**Records shown:**
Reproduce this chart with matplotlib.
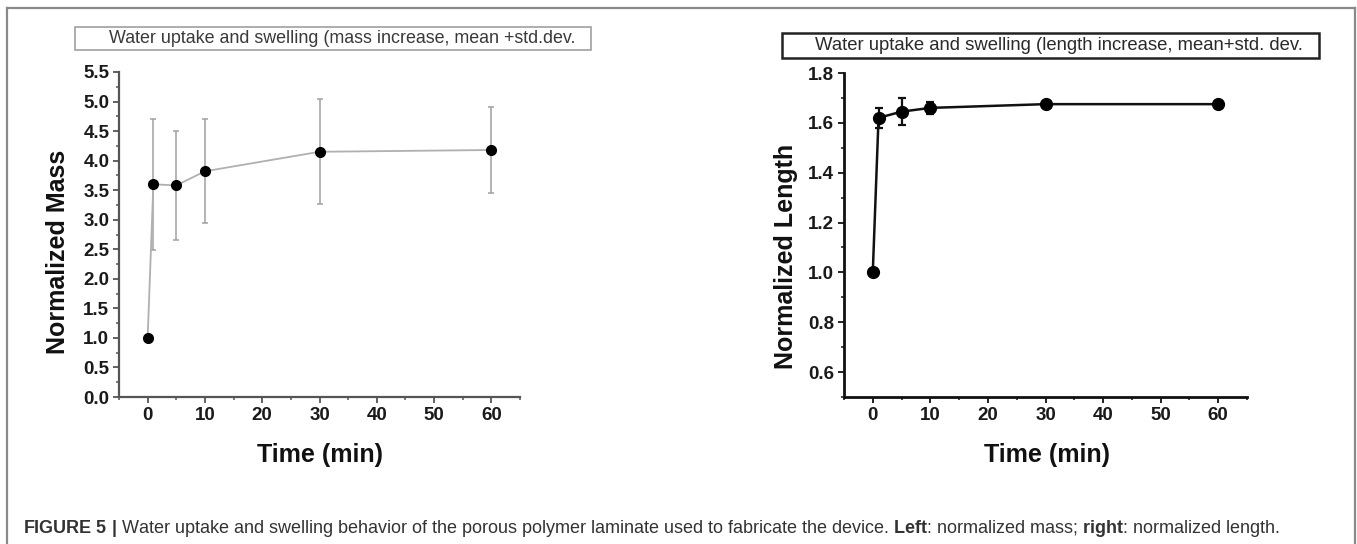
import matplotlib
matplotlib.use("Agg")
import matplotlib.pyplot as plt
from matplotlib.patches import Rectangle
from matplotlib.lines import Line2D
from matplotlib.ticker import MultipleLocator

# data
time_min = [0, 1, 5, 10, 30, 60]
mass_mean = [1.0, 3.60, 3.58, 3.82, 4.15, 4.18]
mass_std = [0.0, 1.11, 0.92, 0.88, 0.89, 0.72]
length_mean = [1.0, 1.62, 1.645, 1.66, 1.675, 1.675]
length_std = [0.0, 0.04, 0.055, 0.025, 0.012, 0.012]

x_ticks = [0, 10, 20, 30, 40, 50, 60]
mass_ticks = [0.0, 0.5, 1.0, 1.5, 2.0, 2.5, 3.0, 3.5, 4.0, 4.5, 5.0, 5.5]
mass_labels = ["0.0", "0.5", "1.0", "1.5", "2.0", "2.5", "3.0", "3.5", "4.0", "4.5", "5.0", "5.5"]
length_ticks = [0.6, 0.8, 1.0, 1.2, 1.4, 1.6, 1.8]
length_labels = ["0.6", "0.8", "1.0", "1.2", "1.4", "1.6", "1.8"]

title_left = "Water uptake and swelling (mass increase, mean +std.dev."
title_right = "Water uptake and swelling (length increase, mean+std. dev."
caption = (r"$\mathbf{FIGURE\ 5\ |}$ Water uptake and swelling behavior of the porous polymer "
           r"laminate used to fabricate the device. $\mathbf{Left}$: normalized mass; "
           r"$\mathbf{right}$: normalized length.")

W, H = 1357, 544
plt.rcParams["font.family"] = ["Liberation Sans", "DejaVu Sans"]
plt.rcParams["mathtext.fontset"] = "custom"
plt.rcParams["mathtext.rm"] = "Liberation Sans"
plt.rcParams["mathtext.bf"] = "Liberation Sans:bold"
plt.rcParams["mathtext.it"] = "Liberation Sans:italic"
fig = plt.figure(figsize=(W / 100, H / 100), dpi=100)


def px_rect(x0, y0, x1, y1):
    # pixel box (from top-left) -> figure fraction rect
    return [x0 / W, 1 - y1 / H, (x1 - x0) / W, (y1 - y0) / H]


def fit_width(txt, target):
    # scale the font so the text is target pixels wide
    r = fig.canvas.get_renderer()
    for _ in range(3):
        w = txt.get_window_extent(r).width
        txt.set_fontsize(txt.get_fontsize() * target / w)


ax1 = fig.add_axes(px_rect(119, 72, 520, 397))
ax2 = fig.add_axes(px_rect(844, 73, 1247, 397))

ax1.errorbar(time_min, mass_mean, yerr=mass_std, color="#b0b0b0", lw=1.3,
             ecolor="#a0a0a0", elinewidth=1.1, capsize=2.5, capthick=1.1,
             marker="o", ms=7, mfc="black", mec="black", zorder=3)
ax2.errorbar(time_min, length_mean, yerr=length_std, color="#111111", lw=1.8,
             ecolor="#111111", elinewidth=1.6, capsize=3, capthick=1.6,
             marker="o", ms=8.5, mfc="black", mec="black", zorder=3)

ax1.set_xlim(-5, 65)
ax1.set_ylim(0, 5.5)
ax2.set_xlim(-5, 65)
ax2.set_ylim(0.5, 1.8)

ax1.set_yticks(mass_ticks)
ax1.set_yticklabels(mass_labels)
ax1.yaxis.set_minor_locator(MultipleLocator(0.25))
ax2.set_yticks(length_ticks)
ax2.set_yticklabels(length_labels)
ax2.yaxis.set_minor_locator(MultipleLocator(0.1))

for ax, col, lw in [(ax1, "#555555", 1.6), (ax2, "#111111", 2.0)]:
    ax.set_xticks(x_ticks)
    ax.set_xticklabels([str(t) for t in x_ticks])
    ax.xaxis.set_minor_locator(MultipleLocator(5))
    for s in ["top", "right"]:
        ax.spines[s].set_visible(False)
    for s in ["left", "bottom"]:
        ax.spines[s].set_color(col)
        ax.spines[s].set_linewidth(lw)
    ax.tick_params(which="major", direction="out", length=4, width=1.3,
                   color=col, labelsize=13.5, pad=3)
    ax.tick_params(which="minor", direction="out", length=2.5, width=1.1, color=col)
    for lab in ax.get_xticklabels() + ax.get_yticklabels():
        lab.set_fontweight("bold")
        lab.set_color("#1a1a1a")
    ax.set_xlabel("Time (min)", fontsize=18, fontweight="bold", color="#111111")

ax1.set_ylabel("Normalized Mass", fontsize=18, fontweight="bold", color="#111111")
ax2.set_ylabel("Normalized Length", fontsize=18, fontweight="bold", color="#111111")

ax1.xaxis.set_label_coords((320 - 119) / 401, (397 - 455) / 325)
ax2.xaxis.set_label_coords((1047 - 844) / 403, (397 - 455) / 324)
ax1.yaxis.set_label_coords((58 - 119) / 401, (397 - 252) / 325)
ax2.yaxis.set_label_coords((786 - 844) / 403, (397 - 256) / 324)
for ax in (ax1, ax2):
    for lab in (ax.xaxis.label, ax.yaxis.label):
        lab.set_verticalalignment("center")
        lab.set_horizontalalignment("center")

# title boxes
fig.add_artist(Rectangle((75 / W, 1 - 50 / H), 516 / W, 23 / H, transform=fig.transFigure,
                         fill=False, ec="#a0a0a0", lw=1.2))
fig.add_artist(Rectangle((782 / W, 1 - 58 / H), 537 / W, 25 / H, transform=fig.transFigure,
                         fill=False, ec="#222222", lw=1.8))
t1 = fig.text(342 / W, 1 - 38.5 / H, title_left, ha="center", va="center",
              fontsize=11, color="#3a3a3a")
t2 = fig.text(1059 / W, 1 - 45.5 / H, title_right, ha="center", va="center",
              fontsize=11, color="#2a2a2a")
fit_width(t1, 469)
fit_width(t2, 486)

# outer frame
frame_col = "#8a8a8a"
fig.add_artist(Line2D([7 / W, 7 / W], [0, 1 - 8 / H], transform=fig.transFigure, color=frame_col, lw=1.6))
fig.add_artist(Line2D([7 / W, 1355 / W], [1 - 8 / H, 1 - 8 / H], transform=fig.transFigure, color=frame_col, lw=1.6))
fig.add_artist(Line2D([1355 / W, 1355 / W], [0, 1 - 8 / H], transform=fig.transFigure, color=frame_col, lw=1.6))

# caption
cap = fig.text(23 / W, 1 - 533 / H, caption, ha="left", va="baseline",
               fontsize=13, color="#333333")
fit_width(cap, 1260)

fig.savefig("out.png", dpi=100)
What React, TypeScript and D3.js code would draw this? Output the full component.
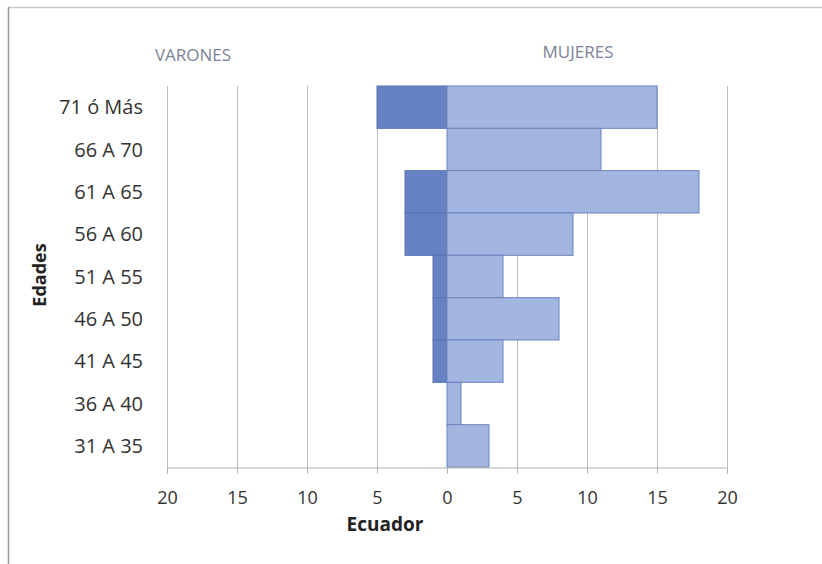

**What is being asked:**
Print the data above verbatim from the first line through the line holding "from matplotlib.ticker import MultipleLocator", leaving every picture out.

**Response to the exercise:**
Reproduce this chart with matplotlib.
import matplotlib
matplotlib.use("Agg")
import matplotlib.pyplot as plt
from matplotlib.patches import Rectangle
from matplotlib.lines import Line2D
from matplotlib.ticker import MultipleLocator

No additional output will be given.